Helpful Tools: the National Park Service has developed a great collection of how-to river access publications that we highly recommend. You can browse through them by clicking here. One of their publications that is especially helpful is Logical Lasting Launches.
On the last day of the 104th Congress in 1996, legislation was passed (Public Law 104-333) requiring the National Park Service to purchase and develop an access at Woods Ferry for non-commercial river runners. Congressman Nick Rahall sponsored this legislation and inserted a provision that prohibited the Park Service from “acquiring or developing any other river access points within the recreation area” until completion of the Woods Ferry access. While welcoming this commitment to public access, AW raised concerns that this requirement to focus exclusively on Woods Ferry would hinder opportunities that might emerge at other sites along the river. After years of patience however the National Park Service purchased both the Woods Ferry and Mason Branch access points from two West Virginia landowners in spring of 2008. For additional information on public access and our work on the Gauley River check out the Gauley River Project page.
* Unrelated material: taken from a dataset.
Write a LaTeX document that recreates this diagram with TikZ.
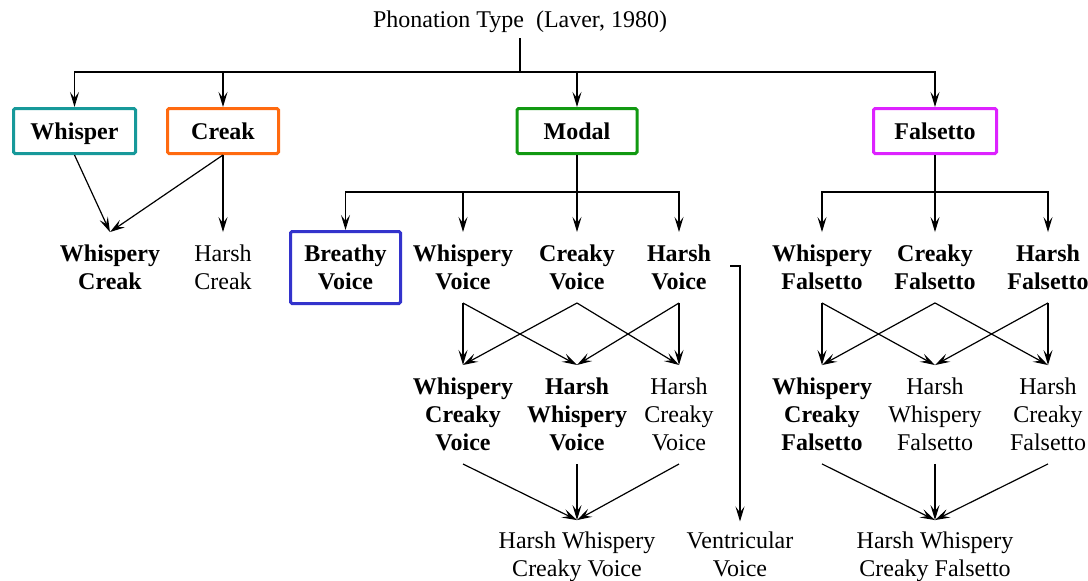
\documentclass[tikz,border=0pt]{standalone}
\usepackage{fontspec}
\setmainfont{Liberation Serif}
\usetikzlibrary{arrows.meta, positioning}
\definecolor{wteal}{HTML}{17999A}
\definecolor{corange}{HTML}{FF6A10}
\definecolor{mgreen}{HTML}{119911}
\definecolor{fmagenta}{HTML}{DD22FF}
\definecolor{bblue}{HTML}{3333CC}

\begin{document}
\begin{tikzpicture}[x=1pt, y=-1pt,
  >={Stealth[length=15pt, width=9pt, inset=6pt]},
  catbox/.style={
    draw=#1, line width=3pt, rounded corners=1.5pt,
    minimum height=45pt, inner sep=0pt, align=center,
    font=\fontsize{24}{28}\selectfont\bfseries
  },
  onebox/.style={catbox=#1, text height=16pt, text depth=0pt},
  lbl/.style={align=center, inner sep=0pt, outer ysep=13pt,
    font=\fontsize{24}{28}\selectfont},
  blbl/.style={lbl, font=\fontsize{24}{28}\selectfont\bfseries},
  ln/.style={line width=1.2pt},
  arr/.style={->, line width=1.2pt},
]

\useasboundingbox (0,0) rectangle (1088,581);

% Title
\node[font=\fontsize{24}{28}\selectfont, inner sep=0pt, outer ysep=6pt,
      anchor=base] (title) at (520,27) {Phonation Type\ \ (Laver, 1980)};

% =============================================
% Main categories
% =============================================
\node[onebox=wteal, minimum width=122pt] (whisper) at (74.5,131) {Whisper};
\node[onebox=corange, minimum width=111pt] (creak) at (223,131) {Creak};
\node[onebox=mgreen, minimum width=120pt] (modal) at (577,131) {Modal};
\node[onebox=fmagenta, minimum width=123pt] (falsetto) at (935,131) {Falsetto};

\coordinate (top-bus) at (520,72);
\draw[ln] (title.south) -- (top-bus);
\draw[arr] (top-bus) -| (whisper.north);
\draw[arr] (top-bus) -| (creak.north);
\draw[arr] (top-bus) -| (modal.north);
\draw[arr] (top-bus) -| (falsetto.north);

% =============================================
% Whisper / Creak
% =============================================
\node[blbl] (wcreak) at (110,267.5) {Whispery\\Creak};
\node[lbl] (hcreak) at (223,267.5) {Harsh\\Creak};
\draw[arr] (whisper.south) -- (wcreak.north);
\draw[arr] (creak.south) -- (wcreak.north);
\draw[arr] (creak.south) -- (hcreak.north);

% =============================================
% Modal
% =============================================
\node[catbox=bblue, minimum width=110pt, minimum height=72pt]
  (breathy) at (345.5,267.5) {Breathy\\Voice};
\node[blbl] (wvoice) at (463,267.5) {Whispery\\Voice};
\node[blbl] (cvoice) at (577,267.5) {Creaky\\Voice};
\node[blbl] (hvoice) at (679,267.5) {Harsh\\Voice};

\coordinate (modal-bus) at (577,192);
\draw[ln] (modal.south) -- (modal-bus);
\draw[arr] (modal-bus) -| (breathy.north);
\draw[arr] (modal-bus) -| (wvoice.north);
\draw[arr] (modal-bus) -- (cvoice.north);
\draw[arr] (modal-bus) -| (hvoice.north);

\node[blbl] (wcvoice) at (463,414.5) {Whispery\\Creaky\\Voice};
\node[blbl] (hwvoice) at (577,414.5) {Harsh\\Whispery\\Voice};
\node[lbl] (hcvoice) at (679,414.5) {Harsh\\Creaky\\Voice};

\draw[arr] (wvoice.south) -- (wcvoice.north);
\draw[arr] (wvoice.south) -- (hwvoice.north);
\draw[arr] (cvoice.south) -- (wcvoice.north);
\draw[arr] (cvoice.south) -- (hcvoice.north);
\draw[arr] (hvoice.south) -- (hwvoice.north);
\draw[arr] (hvoice.south) -- (hcvoice.north);

\node[lbl, outer ysep=12pt] (hwcvoice) at (577,557) {Harsh Whispery\\Creaky Voice};
\draw[arr] (wcvoice.south) -- (hwcvoice.north);
\draw[arr] (hwvoice.south) -- (hwcvoice.north);
\draw[arr] (hcvoice.south) -- (hwcvoice.north);

% Ventricular
\node[lbl, outer ysep=10pt] (vent) at (740,554) {Ventricular\\Voice};
\coordinate (vent-in) at (730,266);
\draw[arr] (vent-in) -| (vent.north);

% =============================================
% Falsetto
% =============================================
\node[blbl] (wfals) at (822,267.5) {Whispery\\Falsetto};
\node[blbl] (cfals) at (935,267.5) {Creaky\\Falsetto};
\node[blbl] (hfals) at (1048,267.5) {Harsh\\Falsetto};

\coordinate (fals-bus) at (935,192);
\draw[ln] (falsetto.south) -- (fals-bus);
\draw[arr] (fals-bus) -| (wfals.north);
\draw[arr] (fals-bus) -- (cfals.north);
\draw[arr] (fals-bus) -| (hfals.north);

\node[blbl] (wcfals) at (822,414.5) {Whispery\\Creaky\\Falsetto};
\node[lbl] (hwfals) at (935,414.5) {Harsh\\Whispery\\Falsetto};
\node[lbl] (hcfals) at (1048,414.5) {Harsh\\Creaky\\Falsetto};

\draw[arr] (wfals.south) -- (wcfals.north);
\draw[arr] (wfals.south) -- (hwfals.north);
\draw[arr] (cfals.south) -- (wcfals.north);
\draw[arr] (cfals.south) -- (hcfals.north);
\draw[arr] (hfals.south) -- (hwfals.north);
\draw[arr] (hfals.south) -- (hcfals.north);

\node[lbl, outer ysep=12pt] (hwcfals) at (935,557) {Harsh Whispery\\Creaky Falsetto};
\draw[arr] (wcfals.south) -- (hwcfals.north);
\draw[arr] (hwfals.south) -- (hwcfals.north);
\draw[arr] (hcfals.south) -- (hwcfals.north);

\end{tikzpicture}
\end{document}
From 2003-2004, the National Park Service Rivers, Trails, and Conservation Assistance (RTCA) Program assisted the Cheat Canyon Coalition organizational and strategic planning efforts to identify land use and management needs, create public awareness activities, and work to acquire key public access to the river. A land swap creating 14 acres of river-front public access for paddlers was achieved after over a year of negotiations. Allegheny Wood Products (AWP) exchanged lands with owners of Mountain Streams & Trails (MS&T) outfitters, which provided MS&T legal ownership to the take-out in the 10-mile Class V Cheat Canyon, from Albright to the Jenkinsburg Bridge and at the same site, a take-out for paddlers on the Big Sandy. Friends of the Cheat led a fundraising effort to clean up the site and also secured a matching grant from EPA to address water quality issues associated with the erosion and resource degradation issues at the site. This is an example of a successful partnership project between MS&T, a local outfitter and business owner, and public river users represented by Friends of the Cheat and American Whitewater. The support of federal and state agencies proved to be the catalyst for the successful execution of this project. Cheat and Big Sandy Report
A partnership project between American Whitewater and the National Park Service Rivers and Trails Conservation Assistance Program to document current river access issues, needs, and recommendations for improvements to ensure the public has dedicated access to the Middle Fork of the Snoqualmie River in Washington for whitewater boating (canoes, kayaks, and rafts). Read the complete Middle Fork of the Snoqualmie River Access Final Concept Plan.
Access to this state Scenic River was controversial and uncertain until a land trust purchased a lot to serve as a launch point. The land was donated to the state, and shortly thereafter the non-profit organization American Whitewater signed a cooperative agreement with the state to manage the launch point. American Whitewater accepts donations for upkeep costs, and organizes local volunteers to mow grass, spread gravel, and maintain the simple facilities. This cooperative agreement eliminates the need for management through the state government, engages volunteers in stewardship, encourages economic benefits, and promotes healthy outdoor recreation. This positive project is made possible because a protected high-quality outdoor recreation resource inspires passionate local stewardship.